## Aim of the exercise
Go through the data below and copy it exactly, skipping every picture.
[begin Dataset extract]
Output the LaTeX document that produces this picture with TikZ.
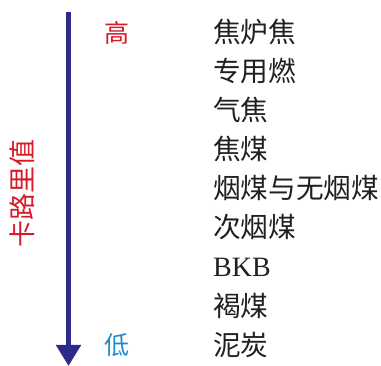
\documentclass[tikz,border=0pt]{standalone}
\usepackage{fontspec}
\setmainfont{Liberation Serif}
\newfontfamily\cjk{Noto Sans CJK SC}
\usetikzlibrary{arrows.meta}
\definecolor{arrowblue}{HTML}{2E2A8C}
\definecolor{hired}{HTML}{D7192A}
\definecolor{lowblue}{HTML}{1E8BD1}
\definecolor{txt}{HTML}{231F20}
\tikzset{
  item/.style={anchor=west, inner sep=0pt, text=txt, font=\cjk\fontsize{27.7}{27.7}\selectfont},
  latin/.style={anchor=west, inner sep=0pt, text=txt, font=\fontsize{28}{28}\selectfont},
  level/.style={inner sep=0pt, font=\cjk\fontsize{25}{25}\selectfont},
  axis/.style={line width=5pt, draw=arrowblue, -{Triangle[width=24pt,length=21pt]}}
}
\begin{document}
\begin{tikzpicture}[x=1pt,y=1pt]
\useasboundingbox (0,0) rectangle (381,-366);
\coordinate (top) at (68.5,-12);
\coordinate (bot) at (68.5,-366);
\draw[axis] (top) -- (bot);
\node[level, text=hired] (hi) at (117,-33) {高};
\node[level, text=lowblue] (lo) at (117,-345) {低};
\node[level, text=hired, rotate=90, font=\cjk\fontsize{27}{27}\selectfont] (cal) at (22,-194) {卡路里值};
\node[item] (r1) at (213,-32) {焦炉焦};
\node[item] (r2) at (213,-71) {专用燃};
\node[item] (r3) at (213,-110) {气焦};
\node[item] (r4) at (213,-149) {焦煤};
\node[item] (r5) at (213,-188) {烟煤与无烟煤};
\node[item] (r6) at (213,-227) {次烟煤};
\node[latin] (r7) at (213,-267) {BKB};
\node[item] (r8) at (213,-306) {褐煤};
\node[item] (r9) at (213,-345) {泥炭};
\end{tikzpicture}
\end{document}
[end Dataset extract]
## Exercise result
Output the LaTeX document that produces this picture with TikZ.
\documentclass[tikz,border=0pt]{standalone}
\usepackage{fontspec}
\setmainfont{Liberation Serif}
\newfontfamily\cjk{Noto Sans CJK SC}
\usetikzlibrary{arrows.meta}
\definecolor{arrowblue}{HTML}{2E2A8C}
\definecolor{hired}{HTML}{D7192A}
\definecolor{lowblue}{HTML}{1E8BD1}
\definecolor{txt}{HTML}{231F20}
\tikzset{
  item/.style={anchor=west, inner sep=0pt, text=txt, font=\cjk\fontsize{27.7}{27.7}\selectfont},
  latin/.style={anchor=west, inner sep=0pt, text=txt, font=\fontsize{28}{28}\selectfont},
  level/.style={inner sep=0pt, font=\cjk\fontsize{25}{25}\selectfont},
  axis/.style={line width=5pt, draw=arrowblue, -{Triangle[width=24pt,length=21pt]}}
}
\begin{document}
\begin{tikzpicture}[x=1pt,y=1pt]
\useasboundingbox (0,0) rectangle (381,-366);
\coordinate (top) at (68.5,-12);
\coordinate (bot) at (68.5,-366);
\draw[axis] (top) -- (bot);
\node[level, text=hired] (hi) at (117,-33) {高};
\node[level, text=lowblue] (lo) at (117,-345) {低};
\node[level, text=hired, rotate=90, font=\cjk\fontsize{27}{27}\selectfont] (cal) at (22,-194) {卡路里值};
\node[item] (r1) at (213,-32) {焦炉焦};
\node[item] (r2) at (213,-71) {专用燃};
\node[item] (r3) at (213,-110) {气焦};
\node[item] (r4) at (213,-149) {焦煤};
\node[item] (r5) at (213,-188) {烟煤与无烟煤};
\node[item] (r6) at (213,-227) {次烟煤};
\node[latin] (r7) at (213,-267) {BKB};
\node[item] (r8) at (213,-306) {褐煤};
\node[item] (r9) at (213,-345) {泥炭};
\end{tikzpicture}
\end{document}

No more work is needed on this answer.